Israel assina costumeiramente acordos, incluindo os Acordos de Camp David e o Acordo de Paz de Oslo, com calendários e fases. Consegue o que deseja – neste caso a libertação dos reféns – na primeira fase e depois deixa de cumprir as seguintes. Esse padrão nunca tinha sido quebrado.
Israel recusou-se a cumprir a segunda fase do acordo. Há duas semanas bloqueou a entrada de ajuda humanitária em Gaza, violando assim o acordo. Também matou pelo menos 137 palestinos durante a primeira fase do cessar-fogo, incluindo nove pessoas – três delas jornalistas – quando drones israelenses atacaram uma equipe de socorro em 15 de março em Beit Lahiya, norte de Gaza.
Os intensos bombardeios de Gaza por Israel recomeçaram no dia 18 de março, enquanto a maioria dos palestinos dormia ou preparava o suhoor, a refeição antes do amanhecer durante o mês sagrado do Ramadã. Israel não irá parar os seus ataques agora, mesmo se os restantes reféns forem libertados, a suposta razão de Israel para retomar os bombardeios e o cerco a Gaza.
A Casa Branca de Trump aplaude o massacre. Ataca os críticos do genocídio como “antissemitas” que deveriam ser silenciados, criminalizados ou deportados enquanto canalizam milhares de milhões de dólares em armas para Israel.

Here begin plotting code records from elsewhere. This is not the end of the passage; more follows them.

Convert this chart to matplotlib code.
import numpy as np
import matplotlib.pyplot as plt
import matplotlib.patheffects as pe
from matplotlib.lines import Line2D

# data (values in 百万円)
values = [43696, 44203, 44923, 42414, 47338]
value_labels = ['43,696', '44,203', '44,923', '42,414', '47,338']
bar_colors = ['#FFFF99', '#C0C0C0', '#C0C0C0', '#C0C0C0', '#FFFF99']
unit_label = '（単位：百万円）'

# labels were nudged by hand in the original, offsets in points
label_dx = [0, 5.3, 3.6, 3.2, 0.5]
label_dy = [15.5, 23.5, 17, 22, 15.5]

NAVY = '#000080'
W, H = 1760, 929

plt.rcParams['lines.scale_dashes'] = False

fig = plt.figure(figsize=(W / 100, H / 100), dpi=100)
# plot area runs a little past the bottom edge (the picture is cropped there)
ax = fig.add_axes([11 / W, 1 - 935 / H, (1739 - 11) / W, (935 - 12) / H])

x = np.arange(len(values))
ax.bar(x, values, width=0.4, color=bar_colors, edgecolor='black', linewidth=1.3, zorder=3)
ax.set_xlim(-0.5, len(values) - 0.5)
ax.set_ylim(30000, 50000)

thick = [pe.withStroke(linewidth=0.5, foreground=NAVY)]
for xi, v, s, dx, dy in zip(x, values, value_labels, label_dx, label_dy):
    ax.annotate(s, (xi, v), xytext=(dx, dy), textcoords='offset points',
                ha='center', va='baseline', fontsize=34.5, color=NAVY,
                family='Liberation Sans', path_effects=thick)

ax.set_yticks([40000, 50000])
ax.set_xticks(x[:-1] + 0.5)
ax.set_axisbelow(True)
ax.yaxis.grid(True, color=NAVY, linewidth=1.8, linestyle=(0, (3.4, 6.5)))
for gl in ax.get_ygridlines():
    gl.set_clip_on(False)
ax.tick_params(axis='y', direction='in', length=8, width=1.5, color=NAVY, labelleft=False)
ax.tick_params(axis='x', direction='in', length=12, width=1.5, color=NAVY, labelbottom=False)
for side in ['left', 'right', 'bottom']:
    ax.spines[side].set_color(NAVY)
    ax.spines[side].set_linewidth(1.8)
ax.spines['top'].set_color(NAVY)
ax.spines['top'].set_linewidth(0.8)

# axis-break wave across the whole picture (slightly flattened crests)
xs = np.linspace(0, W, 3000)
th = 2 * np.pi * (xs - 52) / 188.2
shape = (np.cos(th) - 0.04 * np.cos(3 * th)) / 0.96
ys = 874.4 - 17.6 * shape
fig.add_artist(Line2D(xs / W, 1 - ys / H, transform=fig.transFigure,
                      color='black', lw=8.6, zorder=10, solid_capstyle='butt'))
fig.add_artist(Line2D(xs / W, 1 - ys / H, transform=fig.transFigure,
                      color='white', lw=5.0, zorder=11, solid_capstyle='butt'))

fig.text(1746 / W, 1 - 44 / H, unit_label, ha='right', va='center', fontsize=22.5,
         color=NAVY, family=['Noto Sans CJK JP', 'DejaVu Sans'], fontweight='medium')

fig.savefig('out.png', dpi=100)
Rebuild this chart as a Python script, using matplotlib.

O ataque genocida de Israel a Gaza é o resultado inevitável do seu projeto colonial de assentamentos e do seu Estado de apartheid. A tomada de toda a Palestina histórica – receio que a Cisjordânia seja em breve anexada por Israel – e o deslocamento de todos os palestinos sempre foi o objetivo sionista.
Os piores excessos de Israel se produziram durante as guerras de 1948 e 1967, quando enormes áreas da Palestina histórica foram tomadas, milhares de palestinos foram assassinados e centenas de milhares sofreram uma limpeza étnica. Entre estas guerras, continuaram o roubo de terras em câmara lenta, os ataques assassinos e a constante limpeza étnica na Cisjordânia, incluindo Jerusalém Oriental.
Essa calibrada dança já acabou. Este é o fim. O que estamos vendo agora ultrapassa todas as agressões históricas contra os palestinos. O insano sonho genocida de Israel – o pesadelo palestino – está prestes a se tornar realidade. Destruirá para sempre o mito de que nós, ou qualquer nação ocidental, respeitamos o Estado de direito ou somos os protetores dos direitos humanos, da democracia e das chamadas “virtudes” da civilização ocidental. A barbárie de Israel é a nossa. Podemos não entender isso, mas o resto do mundo entende.